Employers may be required to pay more towards the cost of training in universities and colleges, but only if institutions make their courses more relevant to employers' and students' needs, education secretary Charles Clarke said this week.

The government would like to review the balance of contributions to training costs between employers, the state and students. It might even consider introducing regulations that would compel employers to add to their current £20 billion a year training bill.

But Mr Clarke, who was unveiling a progress report on the government's long-awaited skills strategy, told a conference in London that such a move would not be contemplated until colleges and universities started to offer the kinds of courses employers wanted.

He said that colleges and universities were still not cultivating links with employers or working closely with them in the design of their curriculum.

Foundation degrees did not meet the training market's demands because there were not yet enough of them on offer, and vocational courses in further education were in urgent need of an overhaul, he said.

In a press briefing, Mr Clarke said that he thought there was "a lot of prejudice" in higher education against two-year and vocational degrees, which were likely to be popular with employers.

He said: "I see this as the single biggest challenge in the higher education white paper."

Mr Clarke said he thought it was "appropriate" to discuss how much employers were contributing to training costs - 93 per cent of further education costs are covered by the state and 7 per cent by employers.
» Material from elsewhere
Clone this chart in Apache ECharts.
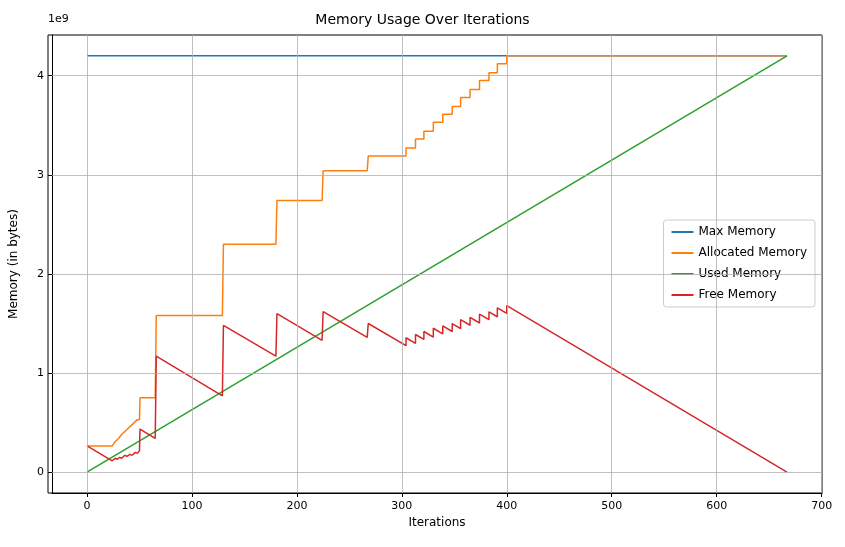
<!DOCTYPE html>
<html><head><meta charset="utf-8">
<script src="https://cdn.jsdelivr.net/npm/echarts@6/dist/echarts.min.js"></script>
<style>html,body{margin:0;padding:0;background:#fff}#c{width:845px;height:547px}</style>
</head><body><div id="c"></div>
<script>
// values in units of 1e9 bytes
const xTicks = [0,100,200,300,400,500,600,700];
const yTicks = [0,1,2,3,4];
const maxMemory = [[0,4.2],[667,4.2]];
const usedMemory = [[0,0],[667,4.2]];
const allocatedMemory = [[0,0.265],[24,0.265],[27,0.31],[30,0.34],[33,0.38],[36,0.41],[39,0.44],[42,0.47],[45,0.50],[48,0.53],[50,0.53],[50.5,0.75],[65,0.75],[66,1.58],[129,1.58],[130,2.30],[180,2.30],[181,2.74],[224,2.74],[225,3.04],[267,3.04],[268,3.19],
[304,3.19],[304,3.27],[313,3.27],[313,3.36],[321,3.36],[321,3.44],[330,3.44],[330,3.53],[339,3.53],[339,3.61],[348,3.61],[348,3.69],[356,3.69],[356,3.78],[365,3.78],[365,3.86],[374,3.86],[374,3.95],[383,3.95],[383,4.03],[391,4.03],[391,4.12],[400,4.12],[400,4.20],[667,4.20]];
const freeMemory = [[0,0.265],[24,0.115],[27,0.14],[29,0.13],[31,0.15],[33,0.14],[36,0.17],[38,0.16],[41,0.18],[43,0.17],[46,0.20],[48,0.19],[50,0.215],[50.5,0.435],[65,0.34],[66,1.17],[129,0.77],[130,1.48],[180,1.17],[181,1.60],[224,1.33],[225,1.62],[267,1.36],[268,1.50],
[304,1.276],[304,1.356],[313,1.299],[313,1.389],[321,1.339],[321,1.419],[330,1.362],[330,1.452],[339,1.395],[339,1.475],[348,1.419],[348,1.499],[356,1.448],[356,1.538],[365,1.482],[365,1.562],[374,1.505],[374,1.595],[383,1.538],[383,1.618],[391,1.568],[391,1.658],[400,1.601],[400,1.681],[667,0]];

const font = 'DejaVu Sans';
const mk = (name, data, color) => ({name, type:'line', data, showSymbol:false, symbol:'none', lineStyle:{width:1.5,color}, itemStyle:{color}});
const chart = echarts.init(document.getElementById('c'));
chart.setOption({
  animation:false,
  textStyle:{fontFamily:font},
  title:{text:'Memory Usage Over Iterations', left:'center', top:8, textStyle:{fontFamily:font,fontSize:14,fontWeight:'normal',color:'#000'}},
  grid:{left:48,right:23,top:35,bottom:54},
  legend:{right:30,top:220,orient:'vertical',itemWidth:22,itemHeight:2,itemGap:9,icon:'rect',
    textStyle:{fontFamily:font,fontSize:12,color:'#000'},
    backgroundColor:'rgba(255,255,255,0.8)',borderColor:'#ccc',borderWidth:1,borderRadius:3,padding:[6,8],
    data:['Max Memory','Allocated Memory','Used Memory','Free Memory']},
  xAxis:{type:'value',min:-33.35,max:700.35,name:'Iterations',nameLocation:'middle',nameGap:24,
    nameTextStyle:{fontFamily:font,fontSize:12,color:'#000'},
    axisLine:{onZero:false,show:true,lineStyle:{color:'#000'}},
    axisTick:{show:true,customValues:xTicks,length:4,lineStyle:{color:'#000'}},
    axisLabel:{customValues:xTicks,color:'#000',fontSize:11,fontFamily:font},
    splitLine:{show:false}},
  yAxis:{type:'value',min:-0.21,max:4.41,name:'Memory (in bytes)',nameLocation:'middle',nameGap:32,
    nameTextStyle:{fontFamily:font,fontSize:12,color:'#000'},
    axisLine:{onZero:false,show:true,lineStyle:{color:'#000'}},
    axisTick:{show:true,customValues:yTicks,length:4,lineStyle:{color:'#000'}},
    axisLabel:{customValues:yTicks,color:'#000',fontSize:11,fontFamily:font},
    splitLine:{show:false}},
  graphic:[{type:'text',left:48,top:14,style:{text:'1e9',font:'11px DejaVu Sans',fill:'#000'}},
    {type:'rect',shape:{x:48,y:35,width:774,height:458},style:{fill:'none',stroke:'#000',lineWidth:1},z:-1}],
  series:[
    mk('Max Memory',maxMemory,'#1f77b4'),
    mk('Allocated Memory',allocatedMemory,'#ff7f0e'),
    mk('Used Memory',usedMemory,'#2ca02c'),
    mk('Free Memory',freeMemory,'#d62728'),
    {type:'line',data:[],silent:true,markLine:{silent:true,symbol:'none',label:{show:false},lineStyle:{color:'#b0b0b0',width:0.8,type:'solid'},
      data:[...xTicks.map(v=>({xAxis:v})),...yTicks.map(v=>({yAxis:v}))]},z:0}
  ]
});
</script></body></html>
In countries such as New Zealand, employers contribute the lion's share, he said.

Mr Clarke said: "We have to ask why are people prepared to pay in some circumstances and not in others. It is because of the value they perceive they are getting or not getting."
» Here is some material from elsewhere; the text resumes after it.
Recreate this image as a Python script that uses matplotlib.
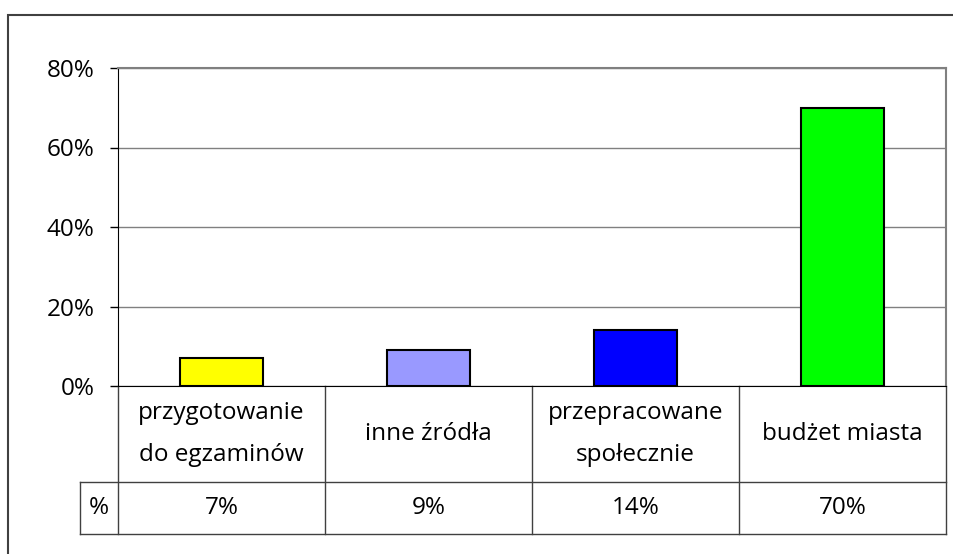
import matplotlib
matplotlib.use("Agg")
import matplotlib.pyplot as plt
from matplotlib.patches import Rectangle
import matplotlib.transforms as mtransforms

categories = ["przygotowanie\ndo egzaminów", "inne źródła", "przepracowane\nspołecznie", "budżet miasta"]
values = [7, 9, 14, 70]
value_labels = ["7%", "9%", "14%", "70%"]
colors = ["#FFFF00", "#9999FF", "#0000FF", "#00FF00"]
yticks = [0, 20, 40, 60, 80]
ytick_labels = ["0%", "20%", "40%", "60%", "80%"]
row_header = "%"

plt.rcParams['font.family'] = ['Open Sans', 'DejaVu Sans']
W, H = 954, 554
fig = plt.figure(figsize=(W / 100, H / 100), dpi=100)

L, R, T, B = 118, 946, 68, 386
ax = fig.add_axes([L / W, 1 - B / H, (R - L) / W, (B - T) / H])

FS = 17.5
x = list(range(len(categories)))
ax.bar(x, values, width=0.405, color=colors, edgecolor="black", linewidth=1.5, zorder=3)
ax.set_xlim(-0.5, len(categories) - 0.5)
ax.set_ylim(0, 80)
ax.set_yticks(yticks)
ax.set_yticklabels(ytick_labels, fontsize=FS)
ax.yaxis.grid(True, color="#808080", linewidth=1)
ax.set_axisbelow(True)
ax.set_xticks([])
ax.tick_params(axis="y", length=6, width=1, color="black", pad=11)
ax.spines["top"].set_color("#808080")
ax.spines["right"].set_color("#808080")
ax.spines["top"].set_linewidth(1.5)
ax.spines["right"].set_linewidth(1.5)
ax.spines["left"].set_color("black")
ax.spines["bottom"].set_color("black")

# table below
trans = mtransforms.blended_transform_factory(ax.transData, ax.transAxes)
h = B - T
y_cat_bottom = -(482 - B) / h
y_val_bottom = -(534 - B) / h
px_per_unit = (R - L) / len(categories)
x_left_hdr = -0.5 - (L - 80) / px_per_unit
lc = "#404040"
for i in range(len(categories) + 1):
    xe = i - 0.5
    ax.plot([xe, xe], [0, y_val_bottom], color=lc, lw=1, transform=trans, clip_on=False)
ax.plot([x_left_hdr, len(categories) - 0.5], [y_cat_bottom, y_cat_bottom], color=lc, lw=1, transform=trans, clip_on=False)
ax.plot([x_left_hdr, len(categories) - 0.5], [y_val_bottom, y_val_bottom], color=lc, lw=1, transform=trans, clip_on=False)
ax.plot([x_left_hdr, x_left_hdr], [y_cat_bottom, y_val_bottom], color=lc, lw=1, transform=trans, clip_on=False)

for i, (c, v) in enumerate(zip(categories, value_labels)):
    ax.text(i, y_cat_bottom / 2, c, transform=trans, ha="center", va="center", fontsize=FS, linespacing=2.05)
    ax.text(i, (y_cat_bottom + y_val_bottom) / 2, v, transform=trans, ha="center", va="center", fontsize=FS)
ax.text((x_left_hdr - 0.5) / 2, (y_cat_bottom + y_val_bottom) / 2, row_header, transform=trans, ha="center", va="center", fontsize=FS)

# outer chart frame
fig.patches.append(Rectangle((8 / W, -0.1), 1.2, 1 - 15 / H + 0.1, transform=fig.transFigure,
                             fill=False, edgecolor="#404040", linewidth=1.5))

fig.savefig("out.png", dpi=100)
Some employers might not object to paying more under a regulatory regime as long as they received high-quality training in return, he said.

But he told the conference: "To be blunt, I think we have a long way to go.
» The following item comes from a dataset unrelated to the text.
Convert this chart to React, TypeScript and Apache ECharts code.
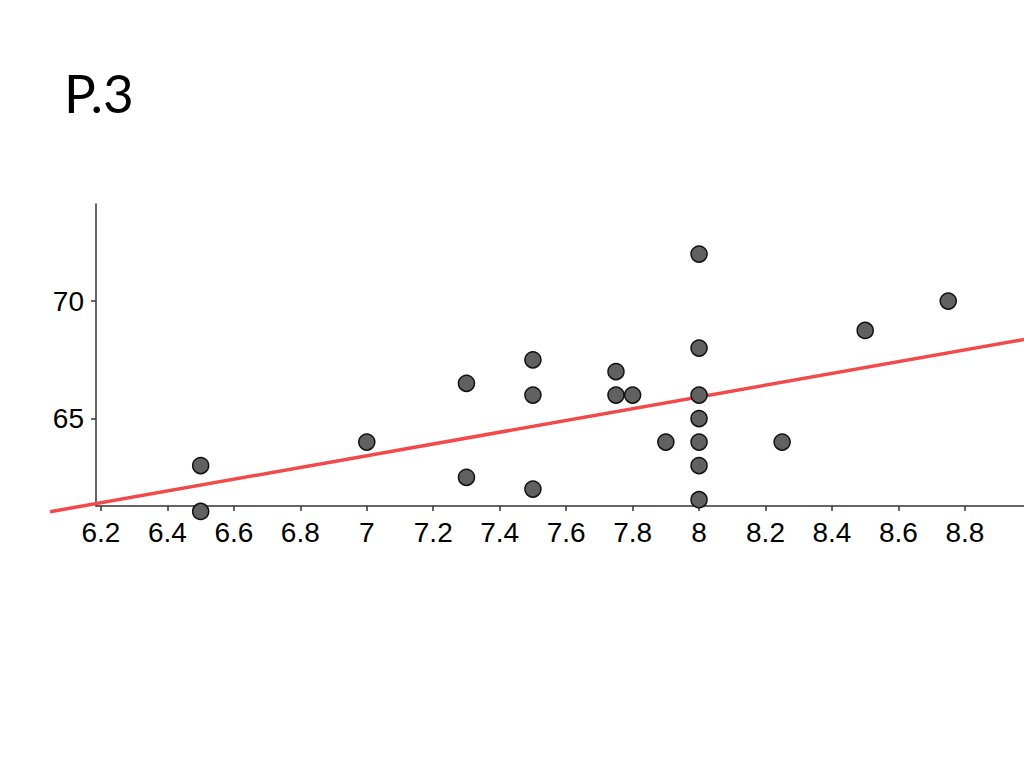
import React, { useEffect, useRef } from "react";
import * as echarts from "echarts";

const titleText = "P.3";
const xValues = [6.5, 6.5, 7, 7.3, 7.3, 7.5, 7.5, 7.5, 7.75, 7.75, 7.8, 7.9, 8, 8, 8, 8, 8, 8, 8, 8.25, 8.5, 8.75];
const yValues = [63, 61.05, 64, 66.5, 62.5, 67.5, 66, 62, 67, 66, 66, 64, 72, 68, 66, 65, 64, 63, 61.55, 64, 68.75, 70];
const xTicks = [6.2, 6.4, 6.6, 6.8, 7, 7.2, 7.4, 7.6, 7.8, 8, 8.2, 8.4, 8.6, 8.8];
const yTicks = [65, 70];
const xRange = [6.185, 8.978];
const xRangeWide = [6.0465, 8.978];
const yRange = [61.28, 74.13];
// regression line
const fitSlope = 2.5;
const fitIntercept = 45.92;
const fitXs = [6.0465, 8.978];

export default function App() {
  const ref = useRef<HTMLDivElement>(null);
  useEffect(() => {
    document.body.style.margin = "0";
    const chart = echarts.init(ref.current!, null, { renderer: "svg" });
    const points = xValues.map((x, i) => [x, yValues[i]]);
    const fitLine = fitXs.map((x) => [x, fitIntercept + fitSlope * x]);
    const axisLineStyle = { color: "#333333", width: 1.5 };
    chart.setOption({
      animation: false,
      backgroundColor: "#ffffff",
      graphic: [
        {
          type: "text",
          left: 64,
          top: 66,
          style: {
            text: titleText,
            fontFamily: "Lato",
            fontSize: 53,
            fill: "#000000",
          },
        },
      ],
      grid: [
        { left: 96, right: 0, top: 204, bottom: 262, containLabel: false },
        { left: 50, right: 0, top: 204, bottom: 262, containLabel: false },
      ],
      xAxis: [
        {
          type: "value",
          gridIndex: 0,
          min: xRange[0],
          max: xRange[1],
          splitLine: { show: false },
          axisLine: { show: true, onZero: false, lineStyle: axisLineStyle },
          axisTick: { show: true, length: 5, customValues: xTicks, lineStyle: axisLineStyle },
          axisLabel: {
            customValues: xTicks,
            margin: 12,
            fontSize: 28,
            fontFamily: "Liberation Sans",
            color: "#000000",
            formatter: (v: number) => String(Math.round(v * 10) / 10),
          },
        },
        {
          type: "value",
          gridIndex: 1,
          min: xRangeWide[0],
          max: xRangeWide[1],
          show: false,
        },
      ],
      yAxis: [
        {
          type: "value",
          gridIndex: 0,
          min: yRange[0],
          max: yRange[1],
          splitLine: { show: false },
          axisLine: { show: true, onZero: false, lineStyle: axisLineStyle },
          axisTick: { show: true, length: 5, customValues: yTicks, lineStyle: axisLineStyle },
          axisLabel: {
            customValues: yTicks,
            margin: 12,
            fontSize: 28,
            fontFamily: "Liberation Sans",
            color: "#000000",
          },
        },
        {
          type: "value",
          gridIndex: 1,
          min: yRange[0],
          max: yRange[1],
          show: false,
        },
      ],
      series: [
        {
          type: "line",
          xAxisIndex: 1,
          yAxisIndex: 1,
          data: fitLine,
          clip: false,
          symbol: "none",
          lineStyle: { color: "#f24a4a", width: 3.5 },
          z: 3,
          silent: true,
        },
        {
          type: "scatter",
          xAxisIndex: 0,
          yAxisIndex: 0,
          data: points,
          clip: false,
          symbol: "circle",
          symbolSize: 16,
          itemStyle: { color: "#616161", borderColor: "#111111", borderWidth: 1.5, opacity: 1 },
          z: 4,
        },
      ],
    });
    return () => chart.dispose();
  }, []);
  return <div ref={ref} style={{ width: 1024, height: 768 }} />;
}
You have too many employers who think that what is being taught in colleges and universities is not relevant to them."

The progress report sets out the government's thinking on the main elements of its skills strategy, expected to be published in June. It says that the estimated8 million people who have yet to gain a level-2 qualification, and young adults returning to learning to gain level-3 qualifications, will be the priorities for funding.

The increased rate of return on higher-level skills and qualifications "may point to an expectation that individuals and employers should contribute more to the costs of their training, reflecting the greater benefits they receive", it adds.